→ **Short exercise**
Will you output the lines between the ones holding "Write the TikZ code for this diagram." and "(0,0) rectangle (799,540);", inclusive, exactly as they stand, and only those lines, with the pictures left out?

→ **Extracted information**
──────────────────────────────
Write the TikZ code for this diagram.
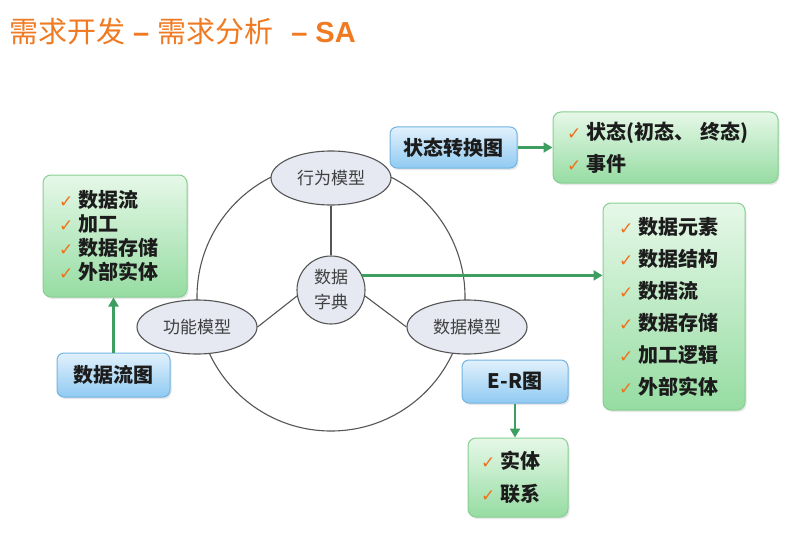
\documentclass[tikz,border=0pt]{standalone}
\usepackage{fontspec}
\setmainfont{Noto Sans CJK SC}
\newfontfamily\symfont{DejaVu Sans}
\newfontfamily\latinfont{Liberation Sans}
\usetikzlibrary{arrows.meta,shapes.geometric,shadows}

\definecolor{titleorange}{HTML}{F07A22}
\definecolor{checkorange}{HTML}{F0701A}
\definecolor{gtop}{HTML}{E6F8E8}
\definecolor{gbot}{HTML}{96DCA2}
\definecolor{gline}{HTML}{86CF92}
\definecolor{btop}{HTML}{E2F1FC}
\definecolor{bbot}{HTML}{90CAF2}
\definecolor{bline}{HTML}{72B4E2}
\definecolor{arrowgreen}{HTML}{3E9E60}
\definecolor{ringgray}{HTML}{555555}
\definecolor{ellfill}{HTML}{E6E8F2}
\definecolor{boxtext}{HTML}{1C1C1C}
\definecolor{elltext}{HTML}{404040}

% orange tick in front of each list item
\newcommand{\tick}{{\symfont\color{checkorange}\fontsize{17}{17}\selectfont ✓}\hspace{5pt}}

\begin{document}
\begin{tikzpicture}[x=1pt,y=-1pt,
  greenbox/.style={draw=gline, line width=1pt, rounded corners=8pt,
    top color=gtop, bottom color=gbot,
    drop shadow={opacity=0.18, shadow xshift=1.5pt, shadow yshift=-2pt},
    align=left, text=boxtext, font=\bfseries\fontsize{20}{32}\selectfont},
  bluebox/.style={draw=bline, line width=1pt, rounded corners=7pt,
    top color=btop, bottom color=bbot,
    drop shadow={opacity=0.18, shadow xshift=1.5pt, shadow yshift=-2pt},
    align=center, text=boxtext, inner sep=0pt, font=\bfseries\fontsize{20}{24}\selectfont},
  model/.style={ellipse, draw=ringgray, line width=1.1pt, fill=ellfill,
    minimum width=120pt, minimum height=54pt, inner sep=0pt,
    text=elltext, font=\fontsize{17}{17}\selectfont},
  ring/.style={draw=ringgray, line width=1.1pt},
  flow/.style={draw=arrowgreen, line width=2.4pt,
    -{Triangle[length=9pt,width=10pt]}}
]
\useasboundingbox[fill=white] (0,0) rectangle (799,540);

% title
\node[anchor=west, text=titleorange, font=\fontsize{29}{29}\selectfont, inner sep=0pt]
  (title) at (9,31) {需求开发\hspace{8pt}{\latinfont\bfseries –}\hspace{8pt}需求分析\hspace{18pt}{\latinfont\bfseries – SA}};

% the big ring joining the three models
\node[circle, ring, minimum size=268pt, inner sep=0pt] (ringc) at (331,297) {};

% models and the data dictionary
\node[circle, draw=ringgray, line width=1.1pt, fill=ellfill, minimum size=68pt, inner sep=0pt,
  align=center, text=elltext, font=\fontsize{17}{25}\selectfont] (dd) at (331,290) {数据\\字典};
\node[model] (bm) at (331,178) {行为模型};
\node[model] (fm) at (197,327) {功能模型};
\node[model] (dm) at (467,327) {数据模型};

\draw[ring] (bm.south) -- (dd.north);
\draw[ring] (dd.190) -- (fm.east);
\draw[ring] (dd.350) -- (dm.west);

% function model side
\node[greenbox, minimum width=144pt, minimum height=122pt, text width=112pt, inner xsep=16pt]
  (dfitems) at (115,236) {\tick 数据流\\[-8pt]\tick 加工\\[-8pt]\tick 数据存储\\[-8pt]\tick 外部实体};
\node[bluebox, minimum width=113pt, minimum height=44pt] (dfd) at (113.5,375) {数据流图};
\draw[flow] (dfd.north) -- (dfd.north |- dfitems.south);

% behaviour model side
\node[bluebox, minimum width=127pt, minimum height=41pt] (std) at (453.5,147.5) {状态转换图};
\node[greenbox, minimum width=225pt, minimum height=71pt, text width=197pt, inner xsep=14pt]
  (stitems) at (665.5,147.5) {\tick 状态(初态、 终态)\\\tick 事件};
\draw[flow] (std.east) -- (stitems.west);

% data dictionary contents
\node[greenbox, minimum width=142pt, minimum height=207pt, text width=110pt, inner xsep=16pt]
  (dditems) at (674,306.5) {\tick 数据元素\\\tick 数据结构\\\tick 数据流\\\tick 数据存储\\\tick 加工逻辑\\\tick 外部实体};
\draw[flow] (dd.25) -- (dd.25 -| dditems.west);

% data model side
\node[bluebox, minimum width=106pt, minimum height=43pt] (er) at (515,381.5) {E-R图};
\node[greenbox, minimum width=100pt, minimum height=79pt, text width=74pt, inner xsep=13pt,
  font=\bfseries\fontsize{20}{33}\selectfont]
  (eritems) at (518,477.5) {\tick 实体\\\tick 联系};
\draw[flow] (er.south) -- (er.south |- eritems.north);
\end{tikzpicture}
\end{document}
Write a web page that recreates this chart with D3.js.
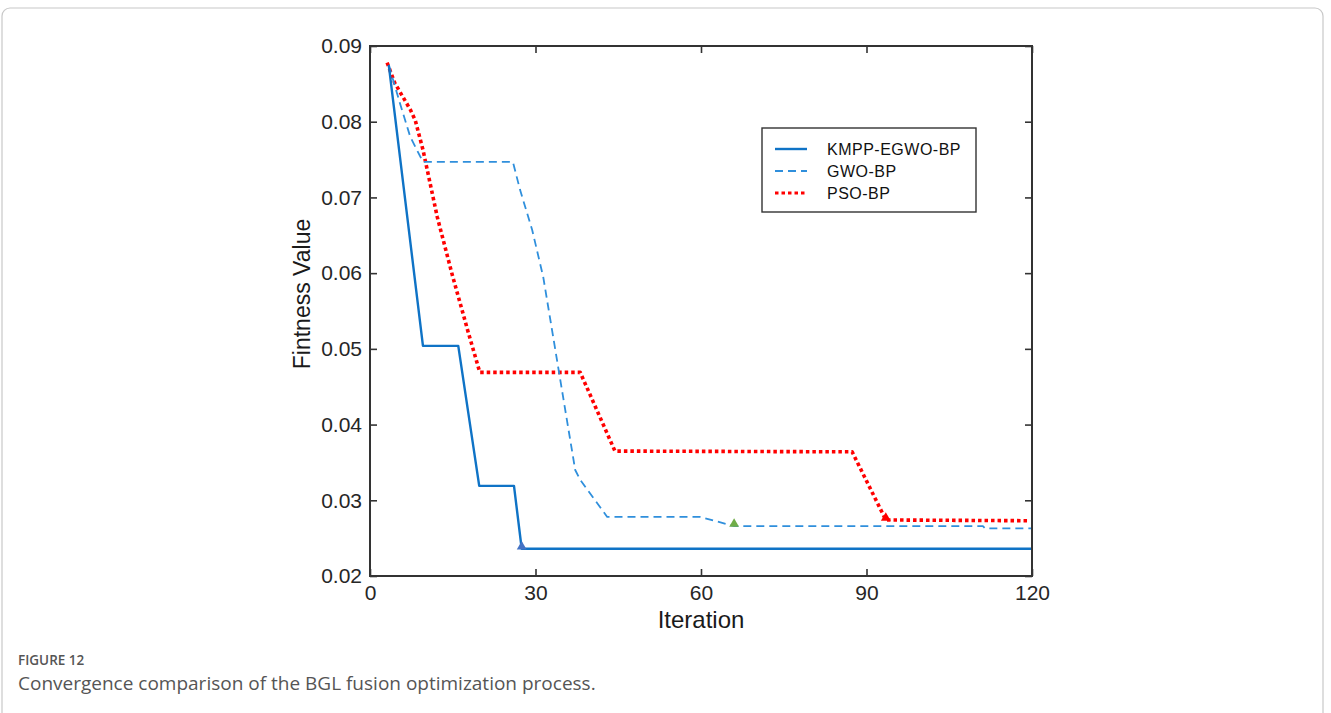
──────────────────────────────
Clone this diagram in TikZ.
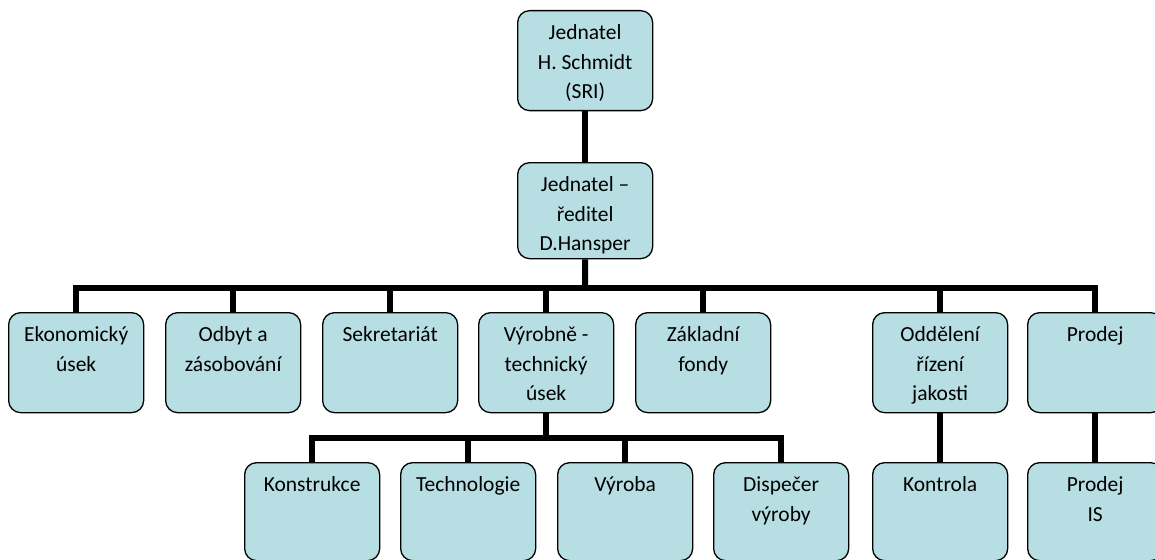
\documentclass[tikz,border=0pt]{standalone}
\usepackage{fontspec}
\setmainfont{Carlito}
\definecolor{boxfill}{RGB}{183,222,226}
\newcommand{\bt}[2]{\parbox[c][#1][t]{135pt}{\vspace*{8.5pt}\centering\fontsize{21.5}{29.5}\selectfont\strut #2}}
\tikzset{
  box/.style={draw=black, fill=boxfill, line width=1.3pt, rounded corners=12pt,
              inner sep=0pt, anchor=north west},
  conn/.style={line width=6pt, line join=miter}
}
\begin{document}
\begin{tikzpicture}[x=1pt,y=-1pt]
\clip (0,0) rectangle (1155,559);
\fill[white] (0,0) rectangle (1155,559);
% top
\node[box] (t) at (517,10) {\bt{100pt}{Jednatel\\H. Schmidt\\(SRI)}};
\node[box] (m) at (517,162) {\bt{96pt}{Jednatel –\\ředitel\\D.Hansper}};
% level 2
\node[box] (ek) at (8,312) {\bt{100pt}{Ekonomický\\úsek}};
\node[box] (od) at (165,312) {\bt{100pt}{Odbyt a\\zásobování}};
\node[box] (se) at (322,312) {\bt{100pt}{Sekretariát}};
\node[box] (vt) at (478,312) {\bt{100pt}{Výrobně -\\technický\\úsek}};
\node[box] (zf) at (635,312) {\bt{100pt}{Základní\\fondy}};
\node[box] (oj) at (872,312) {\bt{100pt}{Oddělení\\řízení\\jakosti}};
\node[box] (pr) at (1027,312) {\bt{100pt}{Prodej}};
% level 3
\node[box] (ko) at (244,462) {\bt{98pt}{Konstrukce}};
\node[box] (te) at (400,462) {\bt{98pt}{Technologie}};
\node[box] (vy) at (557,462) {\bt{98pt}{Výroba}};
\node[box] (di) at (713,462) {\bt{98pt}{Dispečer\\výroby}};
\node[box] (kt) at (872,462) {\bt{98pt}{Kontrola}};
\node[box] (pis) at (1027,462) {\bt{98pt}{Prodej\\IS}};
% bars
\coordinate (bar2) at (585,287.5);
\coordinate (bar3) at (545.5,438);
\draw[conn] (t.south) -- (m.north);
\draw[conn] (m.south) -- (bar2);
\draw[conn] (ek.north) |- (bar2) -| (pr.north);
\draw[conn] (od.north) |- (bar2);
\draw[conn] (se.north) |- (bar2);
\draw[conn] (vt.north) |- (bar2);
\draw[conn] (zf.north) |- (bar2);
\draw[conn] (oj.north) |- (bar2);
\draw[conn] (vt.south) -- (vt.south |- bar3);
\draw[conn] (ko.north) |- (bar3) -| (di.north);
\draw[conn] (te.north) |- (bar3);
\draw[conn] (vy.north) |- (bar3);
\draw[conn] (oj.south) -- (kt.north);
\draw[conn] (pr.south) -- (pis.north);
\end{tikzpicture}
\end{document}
──────────────────────────────
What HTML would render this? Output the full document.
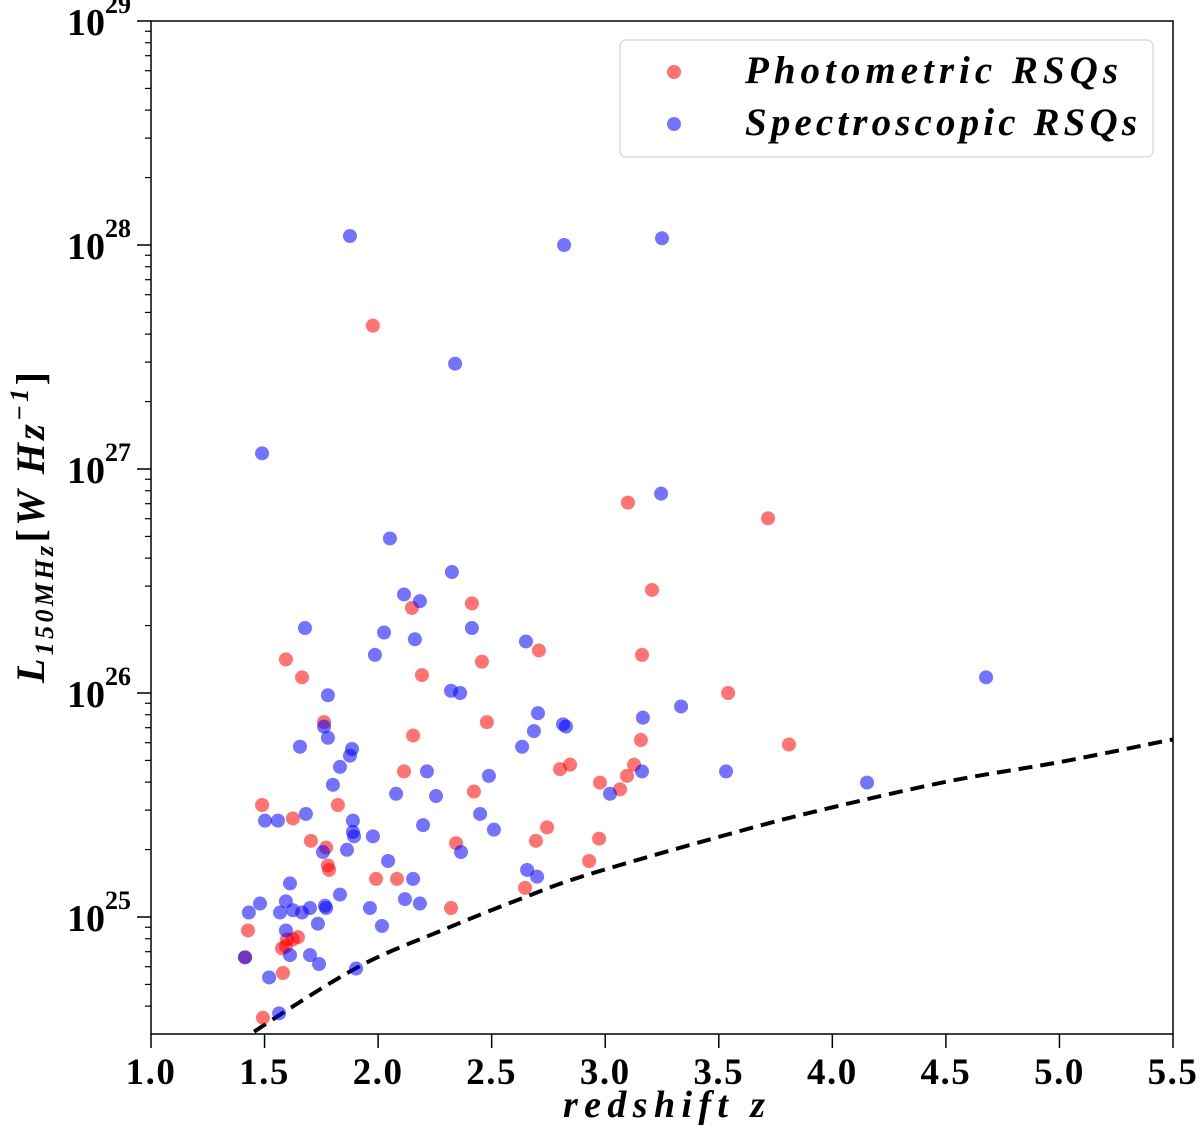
──────────────────────────────
→ **Solution below**
Write the TikZ code for this diagram.
\documentclass[tikz,border=0pt]{standalone}
\usepackage{fontspec}
\setmainfont{Noto Sans CJK SC}
\newfontfamily\symfont{DejaVu Sans}
\newfontfamily\latinfont{Liberation Sans}
\usetikzlibrary{arrows.meta,shapes.geometric,shadows}

\definecolor{titleorange}{HTML}{F07A22}
\definecolor{checkorange}{HTML}{F0701A}
\definecolor{gtop}{HTML}{E6F8E8}
\definecolor{gbot}{HTML}{96DCA2}
\definecolor{gline}{HTML}{86CF92}
\definecolor{btop}{HTML}{E2F1FC}
\definecolor{bbot}{HTML}{90CAF2}
\definecolor{bline}{HTML}{72B4E2}
\definecolor{arrowgreen}{HTML}{3E9E60}
\definecolor{ringgray}{HTML}{555555}
\definecolor{ellfill}{HTML}{E6E8F2}
\definecolor{boxtext}{HTML}{1C1C1C}
\definecolor{elltext}{HTML}{404040}

% orange tick in front of each list item
\newcommand{\tick}{{\symfont\color{checkorange}\fontsize{17}{17}\selectfont ✓}\hspace{5pt}}

\begin{document}
\begin{tikzpicture}[x=1pt,y=-1pt,
  greenbox/.style={draw=gline, line width=1pt, rounded corners=8pt,
    top color=gtop, bottom color=gbot,
    drop shadow={opacity=0.18, shadow xshift=1.5pt, shadow yshift=-2pt},
    align=left, text=boxtext, font=\bfseries\fontsize{20}{32}\selectfont},
  bluebox/.style={draw=bline, line width=1pt, rounded corners=7pt,
    top color=btop, bottom color=bbot,
    drop shadow={opacity=0.18, shadow xshift=1.5pt, shadow yshift=-2pt},
    align=center, text=boxtext, inner sep=0pt, font=\bfseries\fontsize{20}{24}\selectfont},
  model/.style={ellipse, draw=ringgray, line width=1.1pt, fill=ellfill,
    minimum width=120pt, minimum height=54pt, inner sep=0pt,
    text=elltext, font=\fontsize{17}{17}\selectfont},
  ring/.style={draw=ringgray, line width=1.1pt},
  flow/.style={draw=arrowgreen, line width=2.4pt,
    -{Triangle[length=9pt,width=10pt]}}
]
\useasboundingbox[fill=white] (0,0) rectangle (799,540);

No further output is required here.